For a long time it was thought that SMIC was only capable of small-scale production. But in early September, it was announced that 7-nanometre Kirin 9000s processors were being used in the new Huawei Mate 60 Pro flagship smartphone. The phone has already reached the mass market, and now there is no doubt about SMIC's ability to produce chips in large quantities. The company itself says that it plans to produce 15 million phones with Kirin 9000s chips in 2023, and by 2024 production will increase almost fivefold - to 70 million.
The new achievements do not as yet allow the company to quickly regain the leadership of the smartphone market in China (for comparison, TSMC produces 200 million processors per year for Apple alone), but given the growth rate of chip production, the prospects are for its growth are very good.

Note that Huawei, unlike SMIC, has been under direct US sanctions for several years, but has managed to develop a chip architecture for its own phones. Four of the eight processors that power the Mate 60 Pro are native Huawei designs, while the rest are licensed from British company ARM. The latter provides the design for most of the processors in smartphones from various brands. The exception is Apple, which designs its own chips. Now there is a new player in this league.

For Huawei, this is a crucial step in overcoming tough US sanctions. Any interaction with foreign companies, including ARM, is now fraught with risk, as it is unclear at what point US Commerce Department lawyers can demand compliance from the companies involved. In the case of ARM, however, this may not be easy because it has a joint venture in China that it does not fully control.
Mature industry
The emergence of new processors also shows the level of maturity of the Chinese industry, which has been lacking for many years. Huawei designed these chips based on the architecture of processors for servers in data centres. None of the companies operating in this sector have yet made such a transition.

At the same time, this also indicates the very limited success of the sanctions pressure that the United States has exerted on the Chinese semiconductor industry. When Washington imposed export controls on semiconductor shipments to China last October, some analysts suggested that such tough measures could set China back years, if not decades.
However,back in March, flash memory maker YTMC announced the opening of a new plant in Wuhan with the intention of soon doubling production volumes from around 100,000 chips per month. This company, which was considered almost the main "victim" of the US restrictions, now accounts for around 5% of the market and ranks sixth in the world. Its growth rate is such that YTMC will be able to meet all of China's demand for NAND memory (required for SSD drives) by 2025.
It was thought that the sanctions would deprive China of the ability to produce 7-nanometre chips, which are among the most advanced (although 3nm and 5nm processes already exist and the latter have entered mass production).
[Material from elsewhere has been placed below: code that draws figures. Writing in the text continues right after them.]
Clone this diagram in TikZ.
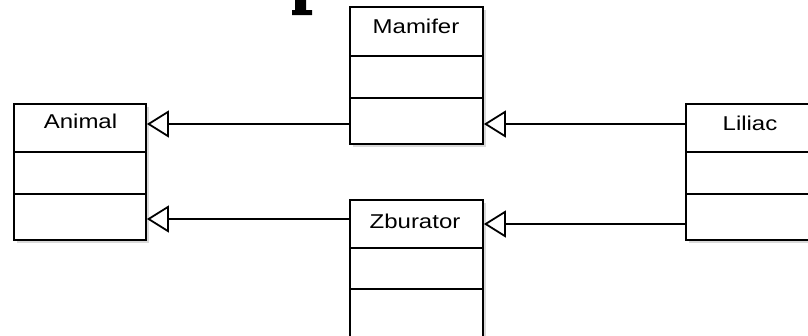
\documentclass[tikz,border=0pt]{standalone}
\usepackage{fontspec}
\newfontfamily\umlfont{Liberation Sans}
\usetikzlibrary{arrows.meta}
\tikzset{
  umlbox/.style={draw=black, line width=1.8pt, fill=white, inner sep=0pt, minimum width=133pt, minimum height=137pt},
  umlshadow/.style={fill=black!15, draw=none},
  umldiv/.style={draw=black, line width=1.8pt},
  umllabel/.style={inner sep=0pt, anchor=base, font=\umlfont\fontsize{20pt}{24pt}\selectfont},
  inherit/.style={draw=black, line width=1.8pt, -{Triangle[open, length=22pt, width=27pt, fill=white]}}
}
\newcommand{\umltext}[1]{\scalebox{1.2}[1]{#1}}
\begin{document}
\begin{tikzpicture}[x=1pt, y=-1pt]
\useasboundingbox (0,0) rectangle (808,335);
\clip (0,0) rectangle (808,335);
\fill[white] (0,0) rectangle (808,335);
% fragment of a large letter at the top
\fill[black] (295,0) -- (306,0) -- (306,10) -- (312,10) -- (312,15) -- (292,15) -- (292,10) -- (295,10) -- cycle;
% shadows
\fill[umlshadow] (17,107) rectangle (149,243);
\fill[umlshadow] (353,10) rectangle (486,147);
\fill[umlshadow] (353,203) rectangle (486,340);
\fill[umlshadow] (689,107) rectangle (822,243);
% boxes
\node[umlbox, minimum width=132pt, minimum height=136pt] (ani) at (80,172) {};
\node[umlbox] (mam) at (416.5,75.5) {};
\node[umlbox] (zbu) at (416.5,268.5) {};
\node[umlbox, minimum height=136pt] (lil) at (752.5,172) {};
% divider levels
\coordinate (a1) at (0,152); \coordinate (a2) at (0,194);
\coordinate (m1) at (0,56);  \coordinate (m2) at (0,98);
\coordinate (z1) at (0,248); \coordinate (z2) at (0,289);
\draw[umldiv] (ani.west |- a1) -- (ani.east |- a1);
\draw[umldiv] (ani.west |- a2) -- (ani.east |- a2);
\draw[umldiv] (mam.west |- m1) -- (mam.east |- m1);
\draw[umldiv] (mam.west |- m2) -- (mam.east |- m2);
\draw[umldiv] (zbu.west |- z1) -- (zbu.east |- z1);
\draw[umldiv] (zbu.west |- z2) -- (zbu.east |- z2);
\draw[umldiv] (lil.west |- a1) -- (lil.east |- a1);
\draw[umldiv] (lil.west |- a2) -- (lil.east |- a2);
% labels
\node[umllabel] (tani) at (80.5,128) {\umltext{Animal}};
\node[umllabel] (tmam) at (416,33) {\umltext{Mamifer}};
\node[umllabel] (tzbu) at (415,228) {\umltext{Zburator}};
\node[umllabel] (tlil) at (750,130) {\umltext{Liliac}};
% connector levels
\coordinate (r1) at (0,124);
\coordinate (r2) at (0,219);
\coordinate (r3) at (0,224);
\draw[inherit] (mam.west |- r1) -- (ani.east |- r1);
\draw[inherit] (zbu.west |- r2) -- (ani.east |- r2);
\draw[inherit] (lil.west |- r1) -- (mam.east |- r1);
\draw[inherit] (lil.west |- r3) -- (zbu.east |- r3);
\end{tikzpicture}
\end{document}
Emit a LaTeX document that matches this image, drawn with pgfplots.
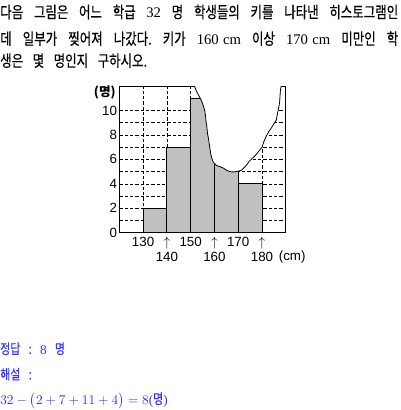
\documentclass[border=0pt]{standalone}
\usepackage{pgfplots}
\pgfplotsset{compat=1.18}
\usepackage{fontspec}
\setmainfont{Liberation Serif}
\setsansfont{Liberation Sans}
\newfontfamily\kr[FakeStretch=0.78, WordSpace=3.4, FakeBold=0.4]{Noto Sans CJK KR}
\newfontfamily\krb{Noto Sans CJK KR}
\definecolor{ansblue}{RGB}{51,51,255}
\definecolor{bargray}{RGB}{192,192,192}
\frenchspacing
\begin{document}
\begin{tikzpicture}[x=1pt,y=1pt]
\path[use as bounding box] (0,0) rectangle (300,-307.5);
% question text
\node[anchor=base west, inner sep=0] at (0,-13.5) {\fontsize{12}{12}\selectfont\makebox[298.5pt][s]{\kr 다음 그림은 어느 학급 {\rmfamily\fontsize{11}{12}\selectfont 32} 명 학생들의 키를 나타낸 히스토그램인}};
\node[anchor=base west, inner sep=0] at (0,-33.5) {\fontsize{12}{12}\selectfont\makebox[298.5pt][s]{\kr 데 일부가 찢어져 나갔다. 키가 {\rmfamily\fontsize{11}{12}\selectfont 160 cm} 이상 {\rmfamily\fontsize{11}{12}\selectfont 170 cm} 미만인 학}};
\node[anchor=base west, inner sep=0] at (0,-50) {\fontsize{12}{12}\selectfont\kr 생은 몇 명인지 구하시오.};
% answer text
\node[anchor=base west, inner sep=0, text=ansblue] at (0,-265.5) {\fontsize{10.5}{11}\selectfont\kr 정답 : {\rmfamily\fontsize{10}{11}\selectfont 8} 명};
\node[anchor=base west, inner sep=0, text=ansblue] at (0,-284.6) {\fontsize{10.5}{11}\selectfont\kr 해설 :};
\node[anchor=base west, inner sep=0, text=ansblue] at (0,-303) {\fontsize{10}{12}\selectfont $32-\bigl(2+7+11+4\bigr)=8$({\fontsize{10.5}{11}\selectfont\kr 명})};
\begin{axis}[
  at={(89.5pt,-64.5pt)}, anchor=north west,
  scale only axis, width=124.8pt, height=110pt,
  xmin=120, xmax=190, ymin=0, ymax=12,
  axis line style={black, line width=0.7pt},
  xtick={130,140,...,180},
  xticklabels={130,,150,,170,},
  extra x ticks={140,160,180},
  extra x tick labels={{\shortstack{$\uparrow$\\[-1pt]140}},{\shortstack{$\uparrow$\\[-1pt]160}},{\shortstack{$\uparrow$\\[-1pt]180}}},
  extra x tick style={grid=none},
  ytick={0,2,...,10},
  minor y tick num=1,
  major tick length=0pt, minor tick length=0pt,
  xmajorgrids, ymajorgrids, yminorgrids,
  grid style={black, line width=0.4pt, dash pattern=on 2.5pt off 1.5pt},
  minor grid style={black, line width=0.4pt, dash pattern=on 2.5pt off 1.5pt},
  ticklabel style={font=\fontsize{10}{11}\selectfont\sffamily},
  /pgf/number format/assume math mode=true,
  xticklabel style={inner sep=1.5pt, yshift=-1.8pt},
  yticklabel style={inner sep=1.5pt},
  xlabel={(cm)},
  every axis x label/.style={at={(axis cs:187,0)}, anchor=west, yshift=-18.5pt, font=\fontsize{10}{11}\selectfont\sffamily, inner sep=0pt},
  ylabel={{\krb\bfseries (명)}},
  every axis y label/.style={at={(axis cs:120,11.5)}, anchor=east, xshift=-2.5pt, font=\fontsize{9.5}{11}\selectfont\bfseries, inner sep=0pt},
  clip=false,
]
\addplot[ybar interval, fill=bargray, draw=black, line width=0.6pt] coordinates {
  (130,2) (140,7) (150,11) (160,8) (170,4) (180,4)
};
% torn-away part (white) and its edge
\addplot[fill=white, draw=none] coordinates {
  (151.5,12.2) (151.6,12) (152.2,11.7) (152.9,11.4) (153.6,11.15) (154.3,10.9) (155,10.6)
  (155.6,10.2) (156,9.9) (156.3,9.5) (156.4,9.2) (156.8,8.7) (157.1,8.1) (157.5,7.7)
  (157.8,7.3) (158.1,6.9) (158.5,6.4) (158.9,6.1) (159.4,5.8) (160.1,5.65) (160.8,5.5)
  (162.1,5.42) (163.6,5.3) (165,5.12) (166.4,5.0) (167.8,4.97) (169.2,5.0) (170.3,5.05)
  (171.3,5.1) (172.4,5.3) (173.4,5.5) (174.5,5.8) (175.5,6.0) (176.6,6.2) (177.6,6.4)
  (178.8,6.7) (180,7.0) (180.9,7.5) (181.8,7.9) (182.8,8.25) (183.9,8.55) (185,8.9)
  (186,9.2) (186.5,9.7) (187,10.2) (187.4,10.6) (187.6,11.2) (187.8,11.7) (188.1,12) (188.2,12.2)
};
\addplot[black, line width=0.6pt] coordinates {
  (151.6,12) (152.2,11.7) (152.9,11.4) (153.6,11.15) (154.3,10.9) (155,10.6)
  (155.6,10.2) (156,9.9) (156.3,9.5) (156.4,9.2) (156.8,8.7) (157.1,8.1) (157.5,7.7)
  (157.8,7.3) (158.1,6.9) (158.5,6.4) (158.9,6.1) (159.4,5.8) (160.1,5.65) (160.8,5.5)
  (162.1,5.42) (163.6,5.3) (165,5.12) (166.4,5.0) (167.8,4.97) (169.2,5.0) (170.3,5.05)
  (171.3,5.1) (172.4,5.3) (173.4,5.5) (174.5,5.8) (175.5,6.0) (176.6,6.2) (177.6,6.4)
  (178.8,6.7) (180,7.0) (180.9,7.5) (181.8,7.9) (182.8,8.25) (183.9,8.55) (185,8.9)
  (186,9.2) (186.5,9.7) (187,10.2) (187.4,10.6) (187.6,11.2) (187.8,11.7) (188.1,12)
};
\end{axis}
\end{tikzpicture}
\end{document}
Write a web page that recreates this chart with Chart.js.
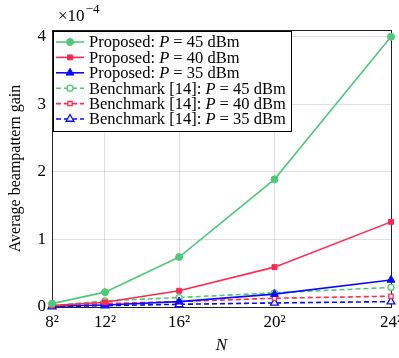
<!DOCTYPE html>
<html>
<head>
<meta charset="utf-8">
<script src="https://cdn.jsdelivr.net/npm/chart.js@4"></script>
<style>
  html, body { margin: 0; padding: 0; background: #fff; }
  #wrap { width: 399px; height: 358px; }
</style>
</head>
<body>
<div id="wrap"><canvas id="chart_content" width="399" height="358"></canvas></div>
<script>
// x values are N = 8^2 ... 24^2 (linear axis)
const nValues = [64, 144, 256, 400, 576];
const nLabels = ['8\u00B2', '12\u00B2', '16\u00B2', '20\u00B2', '24\u00B2'];
const yTicks = [0, 1, 2, 3, 4];

// average beampattern gain, in units of 1e-4
const proposed45 = [0.05, 0.22, 0.74, 1.89, 4.0];
const proposed40 = [0.02, 0.07, 0.24, 0.59, 1.26];
const proposed35 = [0.01, 0.03, 0.08, 0.19, 0.40];
const bench45 = [0.02, 0.09, 0.14, 0.21, 0.29];
const bench40 = [0.01, 0.05, 0.08, 0.13, 0.16];
const bench35 = [0.005, 0.02, 0.04, 0.06, 0.08];

const GREEN = '#4fc878';
const RED = '#ff2a52';
const BLUE = '#0a0aff';
const SERIF = '"Liberation Serif", "DejaVu Serif", serif';

function pts(vals) {
	return vals.map(function (v, i) { return { x: nValues[i], y: v }; });
}

function series(label, vals, color, style, filled, dashed) {
	return {
		label: label,
		data: pts(vals),
		borderColor: color,
		backgroundColor: filled ? color : '#ffffff',
		pointBackgroundColor: filled ? color : '#ffffff',
		pointBorderColor: color,
		pointStyle: style,
		pointRadius: style === 'triangle' ? 4.5 : (filled ? 3.5 : 3),
		pointBorderWidth: filled ? 1 : 1.3,
		borderWidth: 1.6,
		borderDash: dashed ? [5, 3] : [],
		tension: 0,
		clip: false,
		fill: false
	};
}

// legend drawn by hand so each entry shows line + marker like pgfplots
const legendBox = {
	id: 'legendBox',
	afterDraw: function (chart) {
		const ctx = chart.ctx;
		const area = chart.chartArea;
		const x0 = area.left + 1, y0 = area.top + 1;
		const w = 238, h = 100;
		ctx.save();
		ctx.fillStyle = '#ffffff';
		ctx.fillRect(x0, y0, w, h);
		ctx.strokeStyle = '#000';
		ctx.lineWidth = 1;
		ctx.strokeRect(x0 + 0.5, y0 + 0.5, w, h);
		chart.data.datasets.forEach(function (ds, i) {
			const cy = y0 + 11 + i * 15.4;
			ctx.strokeStyle = ds.borderColor;
			ctx.lineWidth = 1.6;
			ctx.setLineDash(ds.borderDash);
			ctx.beginPath();
			ctx.moveTo(x0 + 3, cy);
			ctx.lineTo(x0 + 31, cy);
			ctx.stroke();
			ctx.setLineDash([]);
			const r = ds.pointStyle === 'triangle' ? 4.5 : ds.pointRadius;
			ctx.fillStyle = ds.pointBackgroundColor;
			ctx.strokeStyle = ds.pointBorderColor;
			ctx.lineWidth = ds.pointBorderWidth;
			Chart.helpers.drawPoint(ctx, {
				pointStyle: ds.pointStyle, radius: r, borderWidth: ds.pointBorderWidth
			}, x0 + 17, cy);
			// text: prefix, italic P, rest
			const k = ds.label.lastIndexOf('P =');
			const pre = ds.label.slice(0, k), post = ds.label.slice(k + 1);
			let tx = x0 + 36;
			ctx.fillStyle = '#000';
			ctx.textBaseline = 'middle';
			ctx.textAlign = 'left';
			ctx.font = '16.5px ' + SERIF;
			ctx.fillText(pre, tx, cy + 1);
			tx += ctx.measureText(pre).width;
			ctx.font = 'italic 16.5px ' + SERIF;
			ctx.fillText('P', tx, cy + 1);
			tx += ctx.measureText('P').width;
			ctx.font = '16.5px ' + SERIF;
			ctx.fillText(post, tx, cy + 1);
		});
		ctx.restore();
	}
};

// frame around plot and the x10^-4 multiplier
const frameAndExp = {
	id: 'frameAndExp',
	beforeDatasetsDraw: function (chart) {
		const ctx = chart.ctx;
		const a = chart.chartArea;
		ctx.save();
		ctx.strokeStyle = '#222';
		ctx.lineWidth = 1;
		ctx.strokeRect(a.left + 0.5, a.top + 0.5, a.right - a.left, a.bottom - a.top);
		ctx.restore();
	},
	afterDraw: function (chart) {
		const ctx = chart.ctx;
		ctx.save();
		ctx.fillStyle = '#000';
		ctx.textBaseline = 'alphabetic';
		ctx.textAlign = 'left';
		ctx.font = '17px ' + SERIF;
		ctx.fillText('\u00D710', 58, 21);
		const w = ctx.measureText('\u00D710').width;
		ctx.font = '13px ' + SERIF;
		ctx.fillText('\u22124', 58 + w + 1, 13);
		ctx.restore();
	}
};

function drawChart() {
	const config = {
		type: 'line',
		data: {
			datasets: [
				series('Proposed: P = 45 dBm', proposed45, GREEN, 'circle', true, false),
				series('Proposed: P = 40 dBm', proposed40, RED, 'rect', true, false),
				series('Proposed: P = 35 dBm', proposed35, BLUE, 'triangle', true, false),
				series('Benchmark [14]: P = 45 dBm', bench45, GREEN, 'circle', false, true),
				series('Benchmark [14]: P = 40 dBm', bench40, RED, 'rect', false, true),
				series('Benchmark [14]: P = 35 dBm', bench35, BLUE, 'triangle', false, true)
			]
		},
		options: {
			responsive: false,
			animation: false,
			layout: { padding: { top: 30, right: 8, left: 0, bottom: 0 }, autoPadding: false },
			plugins: {
				legend: { display: false },
				tooltip: { enabled: false }
			},
			scales: {
				x: {
					type: 'linear',
					min: 64,
					max: 576,
					afterBuildTicks: function (axis) {
						axis.ticks = nValues.map(function (v) { return { value: v }; });
					},
					afterFit: function (axis) {
						axis.height = 51;
						axis.paddingLeft = 0;
						axis.paddingRight = 0;
					},
					ticks: {
						color: '#000',
						font: { family: SERIF, size: 17 },
						padding: 5,
						maxRotation: 0,
						autoSkip: false,
						callback: function (v) {
							const i = nValues.indexOf(v);
							return i >= 0 ? nLabels[i] : '';
						}
					},
					grid: { color: 'rgba(0,0,0,0.12)', drawTicks: false },
					border: { display: false },
					title: {
						display: true,
						text: 'N',
						color: '#000',
						font: { family: SERIF, size: 17, style: 'italic' },
						padding: { top: 0, bottom: 2 }
					}
				},
				y: {
					type: 'linear',
					min: 0,
					max: 4.1,
					afterBuildTicks: function (axis) {
						axis.ticks = yTicks.map(function (v) { return { value: v }; });
					},
					afterFit: function (axis) {
						axis.width = 52;
						axis.paddingTop = 0;
						axis.paddingBottom = 0;
					},
					ticks: {
						color: '#000',
						font: { family: SERIF, size: 17 },
						padding: 6
					},
					grid: { color: 'rgba(0,0,0,0.12)', drawTicks: false },
					border: { display: false },
					title: {
						display: true,
						text: 'Average beampattern gain',
						color: '#000',
						font: { family: SERIF, size: 16 },
						padding: { top: 6, bottom: 0 }
					}
				}
			}
		},
		plugins: [frameAndExp, legendBox]
	};
	new Chart(document.getElementById('chart_content'), config);
}

drawChart();
</script>
</body>
</html>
Such chips require state-of-the-art photolithography equipment using EUV (extreme ultraviolet) technology, which China did not have. However, it turns out that such chips can also be produced using lithography machines with DUV (deep ultraviolet) technology. This is slightly less efficient, but the difference in cost can easily be made up with small subsidies, which is justified under conditions of trade pressure.

In addition to lithography, other equipment and components are needed for the highly complex chip production. These are now supplied almost everywhere in the world. But export controls are completely useless here, since all the equipment can be used for both advanced 7nm processes and the simpler ones "allowed" by the US government.